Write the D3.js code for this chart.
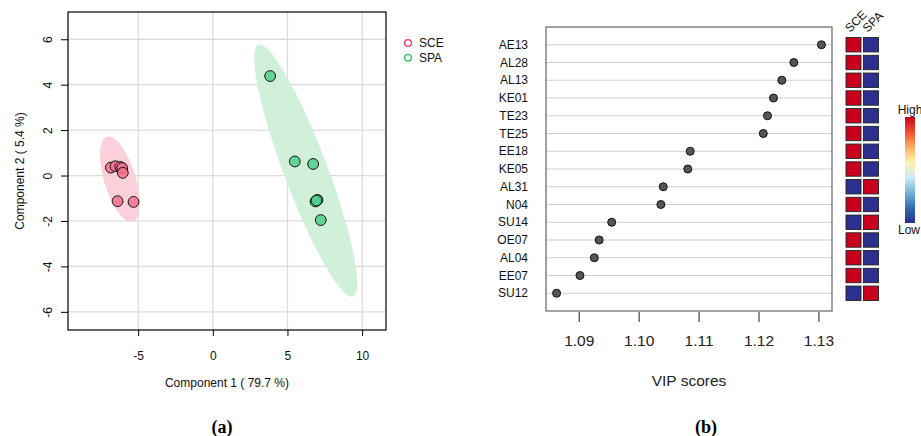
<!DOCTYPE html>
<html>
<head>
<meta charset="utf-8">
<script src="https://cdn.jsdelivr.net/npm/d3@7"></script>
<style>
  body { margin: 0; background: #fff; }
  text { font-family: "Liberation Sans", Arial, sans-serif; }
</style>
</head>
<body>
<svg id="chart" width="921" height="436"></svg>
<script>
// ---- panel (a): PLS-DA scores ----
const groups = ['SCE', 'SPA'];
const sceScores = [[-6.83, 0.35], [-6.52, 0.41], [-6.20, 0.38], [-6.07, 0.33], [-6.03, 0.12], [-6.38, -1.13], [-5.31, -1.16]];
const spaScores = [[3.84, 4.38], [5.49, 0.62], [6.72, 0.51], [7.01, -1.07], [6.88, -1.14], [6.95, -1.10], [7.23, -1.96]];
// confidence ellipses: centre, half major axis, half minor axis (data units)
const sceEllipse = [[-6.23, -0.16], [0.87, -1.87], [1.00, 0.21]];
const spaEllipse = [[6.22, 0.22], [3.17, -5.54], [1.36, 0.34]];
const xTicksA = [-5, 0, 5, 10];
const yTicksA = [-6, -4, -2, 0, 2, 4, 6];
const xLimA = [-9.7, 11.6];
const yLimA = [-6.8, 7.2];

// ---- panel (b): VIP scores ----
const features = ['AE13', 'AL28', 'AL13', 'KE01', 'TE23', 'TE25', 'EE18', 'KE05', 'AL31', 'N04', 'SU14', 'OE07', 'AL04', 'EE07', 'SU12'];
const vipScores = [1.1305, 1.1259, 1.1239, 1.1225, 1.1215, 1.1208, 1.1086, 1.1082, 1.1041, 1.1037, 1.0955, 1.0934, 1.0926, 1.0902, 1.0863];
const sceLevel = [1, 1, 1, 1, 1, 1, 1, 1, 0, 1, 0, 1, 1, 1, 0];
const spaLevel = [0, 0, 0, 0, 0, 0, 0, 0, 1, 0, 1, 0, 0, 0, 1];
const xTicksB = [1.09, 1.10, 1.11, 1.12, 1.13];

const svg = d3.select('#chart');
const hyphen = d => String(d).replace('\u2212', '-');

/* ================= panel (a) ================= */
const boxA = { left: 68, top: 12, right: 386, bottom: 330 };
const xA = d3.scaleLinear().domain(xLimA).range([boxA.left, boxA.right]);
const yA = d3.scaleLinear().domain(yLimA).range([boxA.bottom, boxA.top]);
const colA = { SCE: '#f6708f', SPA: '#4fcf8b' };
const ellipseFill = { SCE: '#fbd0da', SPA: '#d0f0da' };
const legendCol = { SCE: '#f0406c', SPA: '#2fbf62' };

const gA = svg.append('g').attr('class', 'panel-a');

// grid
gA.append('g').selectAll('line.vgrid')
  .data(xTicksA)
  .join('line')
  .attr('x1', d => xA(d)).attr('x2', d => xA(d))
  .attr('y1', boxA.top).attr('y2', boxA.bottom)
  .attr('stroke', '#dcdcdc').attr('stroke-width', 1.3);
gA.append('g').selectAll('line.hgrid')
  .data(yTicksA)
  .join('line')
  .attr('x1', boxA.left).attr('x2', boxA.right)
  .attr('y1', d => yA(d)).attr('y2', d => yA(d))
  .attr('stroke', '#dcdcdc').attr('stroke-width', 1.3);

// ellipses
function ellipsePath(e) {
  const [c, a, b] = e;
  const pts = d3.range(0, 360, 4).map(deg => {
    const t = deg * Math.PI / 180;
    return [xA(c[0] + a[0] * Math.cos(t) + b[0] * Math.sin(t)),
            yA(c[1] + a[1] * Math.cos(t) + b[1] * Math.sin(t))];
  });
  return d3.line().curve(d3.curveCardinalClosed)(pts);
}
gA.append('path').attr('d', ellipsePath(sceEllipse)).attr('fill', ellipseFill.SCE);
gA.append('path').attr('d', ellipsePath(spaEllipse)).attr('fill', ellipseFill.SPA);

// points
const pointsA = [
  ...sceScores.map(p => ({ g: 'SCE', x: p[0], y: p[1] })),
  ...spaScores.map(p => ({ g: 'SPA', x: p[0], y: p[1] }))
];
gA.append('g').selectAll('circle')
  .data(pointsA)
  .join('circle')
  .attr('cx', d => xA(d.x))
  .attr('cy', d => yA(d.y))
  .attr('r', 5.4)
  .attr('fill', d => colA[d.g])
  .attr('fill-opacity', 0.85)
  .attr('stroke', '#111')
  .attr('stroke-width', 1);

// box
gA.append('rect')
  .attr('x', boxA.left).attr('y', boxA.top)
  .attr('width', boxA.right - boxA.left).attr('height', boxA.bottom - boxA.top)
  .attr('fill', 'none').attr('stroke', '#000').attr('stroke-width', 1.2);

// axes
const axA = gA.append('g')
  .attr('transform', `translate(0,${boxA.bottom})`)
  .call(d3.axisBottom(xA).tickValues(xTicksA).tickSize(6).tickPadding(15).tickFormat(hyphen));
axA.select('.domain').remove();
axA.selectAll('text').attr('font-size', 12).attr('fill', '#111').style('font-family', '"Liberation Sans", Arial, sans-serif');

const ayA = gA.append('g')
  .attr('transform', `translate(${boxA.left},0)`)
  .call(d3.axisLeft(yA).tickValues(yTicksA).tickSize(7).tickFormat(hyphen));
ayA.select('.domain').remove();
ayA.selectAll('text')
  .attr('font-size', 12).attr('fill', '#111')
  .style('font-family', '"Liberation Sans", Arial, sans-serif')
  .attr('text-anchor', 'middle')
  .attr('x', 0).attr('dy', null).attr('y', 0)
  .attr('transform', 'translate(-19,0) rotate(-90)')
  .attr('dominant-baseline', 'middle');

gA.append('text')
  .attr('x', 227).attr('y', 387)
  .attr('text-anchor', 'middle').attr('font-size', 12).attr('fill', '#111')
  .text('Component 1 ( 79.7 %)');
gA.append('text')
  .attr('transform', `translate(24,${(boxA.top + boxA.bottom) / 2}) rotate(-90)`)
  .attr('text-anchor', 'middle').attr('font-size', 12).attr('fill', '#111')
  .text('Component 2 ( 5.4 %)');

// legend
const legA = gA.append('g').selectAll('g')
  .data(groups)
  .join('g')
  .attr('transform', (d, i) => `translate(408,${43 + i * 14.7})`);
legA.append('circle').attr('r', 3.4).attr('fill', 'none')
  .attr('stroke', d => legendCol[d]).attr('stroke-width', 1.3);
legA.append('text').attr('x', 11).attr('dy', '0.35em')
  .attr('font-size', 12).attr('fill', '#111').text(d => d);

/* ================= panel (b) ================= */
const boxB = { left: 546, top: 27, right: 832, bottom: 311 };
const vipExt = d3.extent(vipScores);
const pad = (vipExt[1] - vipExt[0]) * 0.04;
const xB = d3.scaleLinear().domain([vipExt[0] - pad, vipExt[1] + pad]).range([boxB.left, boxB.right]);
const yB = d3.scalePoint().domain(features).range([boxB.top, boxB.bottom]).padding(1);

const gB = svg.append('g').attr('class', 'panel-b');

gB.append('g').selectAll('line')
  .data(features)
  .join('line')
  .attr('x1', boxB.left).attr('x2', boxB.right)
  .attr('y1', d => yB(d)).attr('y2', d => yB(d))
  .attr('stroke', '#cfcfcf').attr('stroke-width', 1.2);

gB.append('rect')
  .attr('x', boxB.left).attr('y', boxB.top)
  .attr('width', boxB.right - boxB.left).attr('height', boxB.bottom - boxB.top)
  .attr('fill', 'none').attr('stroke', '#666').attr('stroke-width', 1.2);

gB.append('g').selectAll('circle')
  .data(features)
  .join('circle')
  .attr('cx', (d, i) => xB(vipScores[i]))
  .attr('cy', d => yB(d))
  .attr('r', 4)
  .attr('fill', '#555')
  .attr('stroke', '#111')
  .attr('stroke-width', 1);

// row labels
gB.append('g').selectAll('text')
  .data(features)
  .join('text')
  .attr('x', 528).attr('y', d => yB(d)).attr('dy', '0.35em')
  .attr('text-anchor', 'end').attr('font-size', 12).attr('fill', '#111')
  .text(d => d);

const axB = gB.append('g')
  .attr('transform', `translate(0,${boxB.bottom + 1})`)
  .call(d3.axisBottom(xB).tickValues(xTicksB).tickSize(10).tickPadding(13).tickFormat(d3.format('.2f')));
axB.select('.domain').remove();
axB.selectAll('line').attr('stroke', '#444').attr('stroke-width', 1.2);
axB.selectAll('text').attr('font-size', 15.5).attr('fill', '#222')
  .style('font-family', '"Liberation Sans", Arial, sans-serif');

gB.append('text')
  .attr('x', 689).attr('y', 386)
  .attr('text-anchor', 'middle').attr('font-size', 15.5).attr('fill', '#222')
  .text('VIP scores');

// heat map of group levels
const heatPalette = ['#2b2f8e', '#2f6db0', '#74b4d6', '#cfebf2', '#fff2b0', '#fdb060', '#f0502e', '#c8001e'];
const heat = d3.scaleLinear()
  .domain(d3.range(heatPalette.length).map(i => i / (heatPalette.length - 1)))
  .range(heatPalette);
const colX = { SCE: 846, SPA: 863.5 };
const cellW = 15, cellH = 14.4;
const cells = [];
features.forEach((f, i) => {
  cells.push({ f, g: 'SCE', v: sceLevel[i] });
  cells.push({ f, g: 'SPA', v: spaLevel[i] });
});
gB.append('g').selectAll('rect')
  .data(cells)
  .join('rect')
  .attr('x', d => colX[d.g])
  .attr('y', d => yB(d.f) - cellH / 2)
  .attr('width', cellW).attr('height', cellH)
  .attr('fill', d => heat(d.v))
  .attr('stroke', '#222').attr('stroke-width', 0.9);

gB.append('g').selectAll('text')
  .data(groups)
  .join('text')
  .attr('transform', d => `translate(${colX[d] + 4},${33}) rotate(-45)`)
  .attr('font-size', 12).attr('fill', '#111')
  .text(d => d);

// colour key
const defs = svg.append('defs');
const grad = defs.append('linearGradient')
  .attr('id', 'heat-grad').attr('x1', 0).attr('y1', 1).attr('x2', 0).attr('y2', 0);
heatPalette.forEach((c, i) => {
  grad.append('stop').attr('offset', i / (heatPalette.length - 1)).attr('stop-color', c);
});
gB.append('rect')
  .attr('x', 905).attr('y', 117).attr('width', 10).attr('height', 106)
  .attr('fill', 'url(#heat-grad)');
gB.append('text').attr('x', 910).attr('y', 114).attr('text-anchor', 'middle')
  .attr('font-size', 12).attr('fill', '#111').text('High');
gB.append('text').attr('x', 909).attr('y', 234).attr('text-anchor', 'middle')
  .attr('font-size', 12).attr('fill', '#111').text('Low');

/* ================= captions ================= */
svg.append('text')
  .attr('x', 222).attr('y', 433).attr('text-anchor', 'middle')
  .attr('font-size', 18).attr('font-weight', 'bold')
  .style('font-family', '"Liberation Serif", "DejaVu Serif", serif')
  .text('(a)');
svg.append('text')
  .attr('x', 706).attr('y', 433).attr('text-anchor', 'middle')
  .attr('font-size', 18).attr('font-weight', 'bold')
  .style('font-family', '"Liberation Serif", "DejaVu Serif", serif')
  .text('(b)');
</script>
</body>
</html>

++++++++

**WHAT NEEDS TO BE DONE**
Transcribe exactly, with no pictures, the lines running from the first line of the material through the line holding "const yLimA = [-6.8, 7.2];".

**COMPLETE ANSWER**
Write the D3.js code for this chart.
<!DOCTYPE html>
<html>
<head>
<meta charset="utf-8">
<script src="https://cdn.jsdelivr.net/npm/d3@7"></script>
<style>
  body { margin: 0; background: #fff; }
  text { font-family: "Liberation Sans", Arial, sans-serif; }
</style>
</head>
<body>
<svg id="chart" width="921" height="436"></svg>
<script>
// ---- panel (a): PLS-DA scores ----
const groups = ['SCE', 'SPA'];
const sceScores = [[-6.83, 0.35], [-6.52, 0.41], [-6.20, 0.38], [-6.07, 0.33], [-6.03, 0.12], [-6.38, -1.13], [-5.31, -1.16]];
const spaScores = [[3.84, 4.38], [5.49, 0.62], [6.72, 0.51], [7.01, -1.07], [6.88, -1.14], [6.95, -1.10], [7.23, -1.96]];
// confidence ellipses: centre, half major axis, half minor axis (data units)
const sceEllipse = [[-6.23, -0.16], [0.87, -1.87], [1.00, 0.21]];
const spaEllipse = [[6.22, 0.22], [3.17, -5.54], [1.36, 0.34]];
const xTicksA = [-5, 0, 5, 10];
const yTicksA = [-6, -4, -2, 0, 2, 4, 6];
const xLimA = [-9.7, 11.6];
const yLimA = [-6.8, 7.2];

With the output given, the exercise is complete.